Les grandes entreprises allemandes élaborent un plan visant à utiliser un système d'enchères pour aider à rationner les fournitures disponibles au cas où la Russie couperait son gaz, bien que certains craignent que cela ne pénalise les petites entreprises.

Les discussions sur un éventuel rationnement ont pris de l'ampleur après que la Russie a interrompu l'approvisionnement en gaz de la Bulgarie et de la Pologne le mois dernier.

Cela a renforcé les craintes que la même chose arrive à l'Allemagne, qui est fortement dépendante du gaz russe et qui approche d'une date limite ce mois-ci pour payer le combustible selon un système de roubles exigé par Moscou.

Pour ajouter à la nervosité, la société russe Gazprom a annoncé à la Finlande qu'elle cesserait de lui fournir du gaz à partir de samedi, a déclaré le grossiste en gaz public finlandais Gasum.

Helsinki cherche à mettre fin à des décennies de neutralité en rejoignant l'Organisation du traité de l'Atlantique Nord dont Moscou s'oppose à l'élargissement.

Un plan d'action préparé par la Bundesnetzagentur (BNetzA) d'Allemagne, qui serait chargée du rationnement en cas d'urgence d'approvisionnement en gaz, indique quelles entreprises devraient être prioritaires.

"Selon la gravité de la pénurie, il pourrait être nécessaire de réduire à zéro l'approvisionnement en gaz de certains utilisateurs", a déclaré la BNetzA cette semaine.

Les régulateurs, a-t-elle ajouté, pourraient retarder les coupures de gaz pour l'industrie si l'agence déterminait qu'une entreprise jouait un "rôle exceptionnel", bien que cela n'ait pas encore été clairement défini.

Le président de la BNetzA, Klaus Mueller, a déclaré que plusieurs critères seraient pris en compte pour déterminer le rationnement du gaz pour l'industrie, notamment la taille de l'entreprise, la pertinence du secteur et les pertes économiques potentielles.

L'industrie allemande est particulièrement inquiète au sujet des usines à forte consommation d'énergie, telles que la fabrication de verre, d'acier, d'aliments ou de médicaments, ainsi que le secteur chimique, qui fournissent de nombreux éléments constitutifs de l'industrie.

Certains membres de l'industrie affirment que le régulateur aura du mal à établir une liste de rationnement cohérente car les chaînes d'approvisionnement manufacturières sont entrelacées et les effets d'entraînement difficiles à prévoir.

DES SEUILS DE DOULEUR PLUS ÉLEVÉS

Pour tenter de prendre le contrôle de la situation, les propositions de la Fédération des industries allemandes (BDI), qui seront exposées au régulateur du réseau allemand début juin, soutiennent l'idée d'un système de type enchères.

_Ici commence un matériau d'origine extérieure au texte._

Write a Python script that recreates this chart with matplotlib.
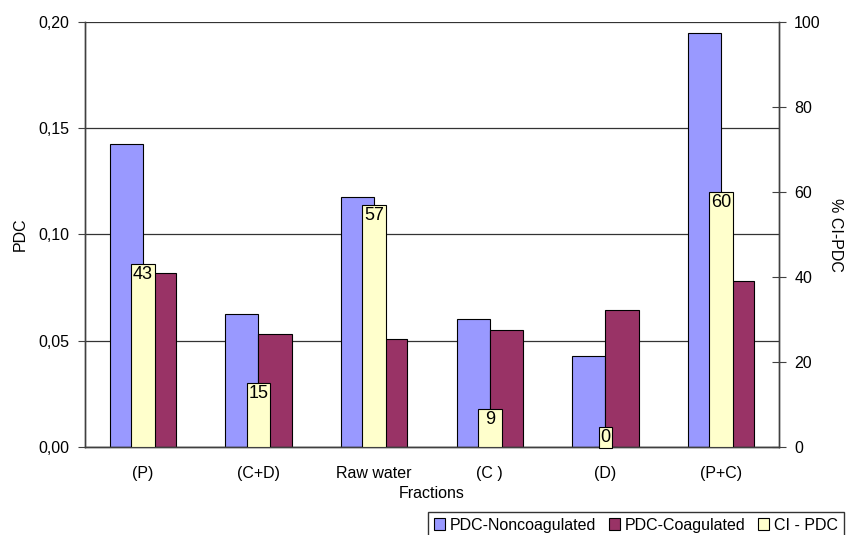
import matplotlib
matplotlib.use("Agg")
import matplotlib.pyplot as plt
import numpy as np
from matplotlib.patches import Patch

plt.rcParams["font.family"] = ["Liberation Sans", "DejaVu Sans"]
plt.rcParams["font.size"] = 11.5

fractions = ["(P)", "(C+D)", "Raw water", "(C )", "(D)", "(P+C)"]
pdc_noncoag = [0.1425, 0.0624, 0.1178, 0.0602, 0.0428, 0.1947]
pdc_coag = [0.0817, 0.0530, 0.0507, 0.0551, 0.0645, 0.0780]
ci_pdc = [43, 15, 57, 9, 0, 60]

BLUE = "#9999ff"
MAROON = "#993366"
YELLOW = "#ffffcc"
AXIS = "#404040"


def comma(v, _pos=None):
    return f"{v:.2f}".replace(".", ",")


fig = plt.figure(figsize=(8.53, 5.35), dpi=100)
ax = fig.add_axes((0.0996, 0.1645, 0.8136, 0.7944))
ax2 = ax.twinx()

x = np.arange(len(fractions))
w = 0.286
ax.bar(x - w / 2, pdc_noncoag, w, color=BLUE, edgecolor="black", lw=0.8, zorder=2)
ax.bar(x + w / 2, pdc_coag, w, color=MAROON, edgecolor="black", lw=0.8, zorder=2)
ax2.bar(x, ci_pdc, 0.205, color=YELLOW, edgecolor="black", lw=0.8, zorder=3)

# etiquetas de % CI-PDC en el extremo interior de cada barra
for xi, v in zip(x, ci_pdc):
    if v >= 6:
        ax2.text(xi, v - 0.5, f"{v}", ha="center", va="top", fontsize=13, zorder=4)
    else:
        ax2.text(xi, v + 0.3, f"{v}", ha="center", va="bottom", fontsize=13, zorder=4,
                 bbox=dict(boxstyle="square,pad=0.1", fc=YELLOW, ec="black", lw=0.8))

ax.set_xlim(-0.5, len(fractions) - 0.5)
ax.set_ylim(0, 0.20)
ax.set_yticks(np.arange(0, 0.201, 0.05))
ax.yaxis.set_major_formatter(plt.FuncFormatter(comma))
ax.set_xticks(x)
ax.set_xticklabels(fractions)
ax.tick_params(axis="x", length=0, pad=14)
ax.tick_params(axis="y", direction="out", length=5, color=AXIS, pad=6)
ax.grid(axis="y", color="#333333", lw=0.9, zorder=0)
ax.set_axisbelow(True)

ax2.set_ylim(0, 100)
ax2.set_yticks(np.arange(0, 101, 20))
ax2.tick_params(axis="y", direction="inout", length=10, color=AXIS, pad=6)

for a in (ax, ax2):
    a.spines["top"].set_visible(False)
    for s in ("left", "right", "bottom"):
        a.spines[s].set_color(AXIS)
        a.spines[s].set_linewidth(1.0)

ax.set_ylabel("PDC", labelpad=8)
ax2.set_ylabel("% CI-PDC", rotation=270, labelpad=16)
ax.set_xlabel("Fractions", labelpad=3)

handles = [Patch(fc=BLUE, ec="black", lw=0.8), Patch(fc=MAROON, ec="black", lw=0.8),
           Patch(fc=YELLOW, ec="black", lw=0.8)]
fig.legend(handles, ["PDC-Noncoagulated", "PDC-Coagulated", "CI - PDC"],
           loc="upper left", bbox_to_anchor=(428 / 853, 1 - 512 / 535), ncol=3,
           frameon=True, fancybox=False, edgecolor="black", fontsize=11.5,
           handlelength=0.7, handleheight=0.7, handletextpad=0.3, columnspacing=0.8,
           borderpad=0.35, borderaxespad=0)

fig.savefig("out.png", dpi=100)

L'État rembourserait les entreprises si elles réduisent leur consommation de gaz en arrêtant la production temporairement ou à plus long terme, ce qui laisserait plus d'argent aux secteurs critiques, a déclaré une source industrielle proche du dossier, qui a demandé à ne pas être nommée.

Une autre source a déclaré que ce modèle chercherait à distribuer le gaz sur la base du prix. Les détails sont encore en cours d'élaboration.

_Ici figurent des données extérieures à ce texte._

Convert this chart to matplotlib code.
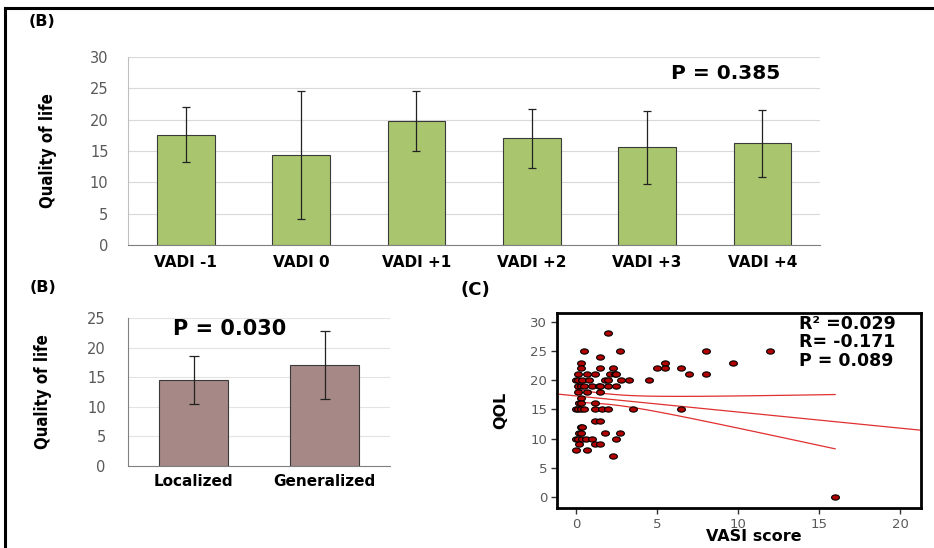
import matplotlib.pyplot as plt
import numpy as np
from matplotlib import font_manager
from matplotlib.lines import Line2D
from matplotlib.path import Path
from matplotlib.transforms import Affine2D

# panel B (top): QoL by VADI
vadi_labels = ['VADI -1', 'VADI 0', 'VADI +1', 'VADI +2', 'VADI +3', 'VADI +4']
vadi_mean = [17.6, 14.4, 19.8, 17.0, 15.6, 16.2]
vadi_err = [4.4, 10.2, 4.85, 4.7, 5.85, 5.35]

# panel B (bottom): QoL by type
type_labels = ['Localized', 'Generalized']
type_mean = [14.6, 17.0]
type_err = [4.05, 5.75]

# panel C: VASI score vs QOL
vasi = [2.0, 0.5, 2.7, 1.5, 0.3,
        0.3, 1.5, 2.3,
        0.1, 0.7, 1.2, 2.1, 2.4, 2.5,
        0.0, 0.1, 0.4, 0.8, 1.8, 2.0, 2.8, 3.3,
        0.1, 0.3, 0.5, 1.0, 1.4, 1.5, 2.0, 2.5,
        0.1, 0.7, 1.5,
        0.3,
        0.2, 0.3, 1.2,
        0.0, 0.1, 0.3, 0.5, 1.2, 1.6, 2.0, 3.5,
        1.2, 1.5,
        0.3, 0.4,
        0.2, 0.3, 1.8, 2.7,
        0.0, 0.1, 0.4, 0.6, 1.0, 2.5,
        0.2, 1.2, 1.5,
        0.0, 0.7,
        2.3,
        4.5, 5.0, 5.5, 5.5, 6.5, 6.5, 7.0, 8.0, 8.0, 9.7, 12.0, 16.0]
qol = [28, 25, 25, 24, 23,
       22, 22, 22,
       21, 21, 21, 21, 21, 21,
       20, 20, 20, 20, 20, 20, 20, 20,
       19, 19, 19, 19, 19, 19, 19, 19,
       18, 18, 18,
       17,
       16, 16, 16,
       15, 15, 15, 15, 15, 15, 15, 15,
       13, 13,
       12, 12,
       11, 11, 11, 11,
       10, 10, 10, 10, 10, 10,
       9, 9, 9,
       8, 8,
       7,
       20, 22, 23, 22, 22, 15, 21, 25, 21, 23, 25, 0]
stats_text = ['R\u00b2 =0.029', 'R= -0.171', 'P = 0.089']

# regression shown in the figure
fit_intercept = 17.3
fit_slope = -0.276
ci_center_x = 2.0      # narrowest point of the 95% band
ci_min_half = 0.89     # half-width at that point
ci_growth = 0.326      # half-width growth per unit distance

fig = plt.figure(figsize=(9.34, 5.48), dpi=100)

# outer frame lines (top and left)
fig.add_artist(Line2D([5/934, 1], [1-8/548, 1-8/548], color='black', lw=2.2))
fig.add_artist(Line2D([5/934, 5/934], [0, 1-8/548], color='black', lw=2.2))

tick_grey = '#595959'
wide = ['DejaVu Sans']
try:
    font_manager.findfont(font_manager.FontProperties(family='Liberation Sans Narrow', weight='bold'),
                          fallback_to_default=False)
    ylab_font = dict(family=['Liberation Sans Narrow'], fontsize=14)
except Exception:
    ylab_font = dict(family=['DejaVu Sans'], fontstretch='condensed', fontsize=12)

# ---- top bar chart
ax1 = fig.add_axes([128/934, 1-245/548, 692/934, 188/548])
x1 = np.arange(len(vadi_labels))
ax1.bar(x1, vadi_mean, width=0.5, color='#A9C66E', edgecolor='#3a3a3a', lw=0.8, zorder=3)
ax1.errorbar(x1, vadi_mean, yerr=vadi_err, fmt='none', ecolor='#222222',
             elinewidth=0.9, capsize=3, capthick=0.9, zorder=4)
ax1.set_xlim(-0.5, len(vadi_labels) - 0.5)
ax1.set_ylim(0, 30)
ax1.set_yticks(range(0, 31, 5))
ax1.yaxis.grid(True, color='#d9d9d9', lw=0.8, zorder=0)
ax1.set_xticks(x1)
ax1.set_xticklabels(vadi_labels, fontsize=11, fontweight='bold', family=wide)
ax1.tick_params(axis='y', length=0, labelsize=10.5, labelcolor=tick_grey, pad=14)
ax1.tick_params(axis='x', length=0, pad=7)
for s in ['top', 'right']:
    ax1.spines[s].set_visible(False)
ax1.spines['left'].set_color('#bfbfbf')
ax1.spines['bottom'].set_color('#808080')
ax1.set_ylabel('Quality of life', fontweight='bold', **ylab_font)
ax1.yaxis.set_label_coords(-0.103, 0.5)
ax1.text(0.785, 0.91, 'P = 0.385', transform=ax1.transAxes, fontsize=14.5, fontweight='bold',
         family=wide, va='center')
fig.text(29/934, 1-22/548, '(B)', fontsize=11.5, fontweight='bold', va='center', family=wide)

# ---- bottom-left bar chart
ax2 = fig.add_axes([128/934, 1-466/548, 262/934, 148/548])
x2 = np.arange(len(type_labels))
ax2.bar(x2, type_mean, width=0.52, color='#A68986', edgecolor='#3a3a3a', lw=0.8, zorder=3)
ax2.errorbar(x2, type_mean, yerr=type_err, fmt='none', ecolor='#222222',
             elinewidth=0.9, capsize=3.5, capthick=0.9, zorder=4)
ax2.set_xlim(-0.5, len(type_labels) - 0.5)
ax2.set_ylim(0, 25)
ax2.set_yticks(range(0, 26, 5))
ax2.yaxis.grid(True, color='#e3e3e3', lw=0.8, zorder=0)
ax2.set_xticks(x2)
ax2.set_xticklabels(type_labels, fontsize=11, fontweight='bold', family=wide)
ax2.tick_params(axis='y', length=0, labelsize=10.5, labelcolor=tick_grey, pad=16)
ax2.tick_params(axis='x', length=0, pad=6)
for s in ['top', 'right']:
    ax2.spines[s].set_visible(False)
ax2.spines['left'].set_color('#808080')
ax2.spines['bottom'].set_color('#808080')
ax2.set_ylabel('Quality of life', fontweight='bold', **ylab_font)
ax2.yaxis.set_label_coords(-0.29, 0.5)
ax2.text(0.17, 0.925, 'P = 0.030', transform=ax2.transAxes, fontsize=15, fontweight='bold',
         family=wide, va='center')
fig.text(30/934, 1-287/548, '(B)', fontsize=11.5, fontweight='bold', va='center', family=wide)

# ---- scatter with regression + 95% CI
ax3 = fig.add_axes([557/934, 1-508/548, 364/934, 195/548])
ellipse = Path.unit_circle().transformed(Affine2D().scale(1.5, 1.0))
ax3.scatter(vasi, qol, marker=ellipse, s=32, facecolor='#B00000', edgecolor='black', lw=0.8, zorder=3)

xl = np.array([-1.17, 21.3])
ax3.plot(xl, fit_intercept + fit_slope * xl, color='#e03030', lw=0.9, zorder=2)
xs = np.linspace(min(vasi), max(vasi), 100)
hw = np.sqrt(ci_min_half ** 2 + (ci_growth * (xs - ci_center_x)) ** 2)
ax3.plot(xs, fit_intercept + fit_slope * xs + hw, color='#e03030', lw=0.9, zorder=2)
ax3.plot(xs, fit_intercept + fit_slope * xs - hw, color='#e03030', lw=0.9, zorder=2)

ax3.set_xlim(-1.17, 21.3)
ax3.set_ylim(-1.9, 31.5)
ax3.set_xticks(range(0, 21, 5))
ax3.set_yticks(range(0, 31, 5))
for s in ax3.spines.values():
    s.set_linewidth(2)
ax3.tick_params(labelsize=9.5, labelcolor=tick_grey, length=4, width=1, color='#333333', pad=3)
ax3.set_xlabel('VASI score', fontsize=11.5, fontweight='bold', family=wide, va='top')
ax3.xaxis.set_label_coords(0.54, -0.11)
ax3.set_ylabel('QOL', fontsize=11.5, fontweight='bold', family=wide)
ax3.yaxis.set_label_coords(-0.135, 0.5)
for i, t in enumerate(stats_text):
    ax3.text(0.665, 0.944 - i * 0.095, t, transform=ax3.transAxes, fontsize=12.5,
             fontweight='bold', va='center', family=wide)
fig.text(460/934, 1-290/548, '(C)', fontsize=13, fontweight='bold', va='center', family=wide)

fig.savefig('out.png', dpi=100)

Les petites et moyennes entreprises allemandes, regroupées sous l'égide du groupe de pression "mittelstand" BVMW, sont toutefois alarmées à l'idée d'utiliser ce système pour faire face au rationnement du gaz.

"Mettre aux enchères les droits d'utilisation du gaz n'est pas juste", a déclaré Hans-Juergen Voelz, économiste en chef du groupe, affirmant qu'un tel système pourrait fermer les entreprises de taille moyenne.

"Les grandes entreprises financièrement solides ont un seuil de douleur beaucoup plus élevé dans de telles enchères qu'une entreprise mittelstand."

Le chef du régulateur du réseau, M. Mueller, a déclaré la semaine dernière que les enchères pour le rationnement du gaz pourraient avoir du sens.

L'Allemagne dispose déjà d'un tel système pour tenter de sevrer le pays du charbon.

Les services publics font des offres pour les paiements compensatoires qu'ils recevront en échange de l'arrêt des centrales électriques au charbon.

Les entreprises prêtes à accepter le prix le plus bas en échange de la fermeture se qualifient pour l'aide de l'État, laissant les grandes centrales électriques, dont les enjeux sont plus importants, en activité.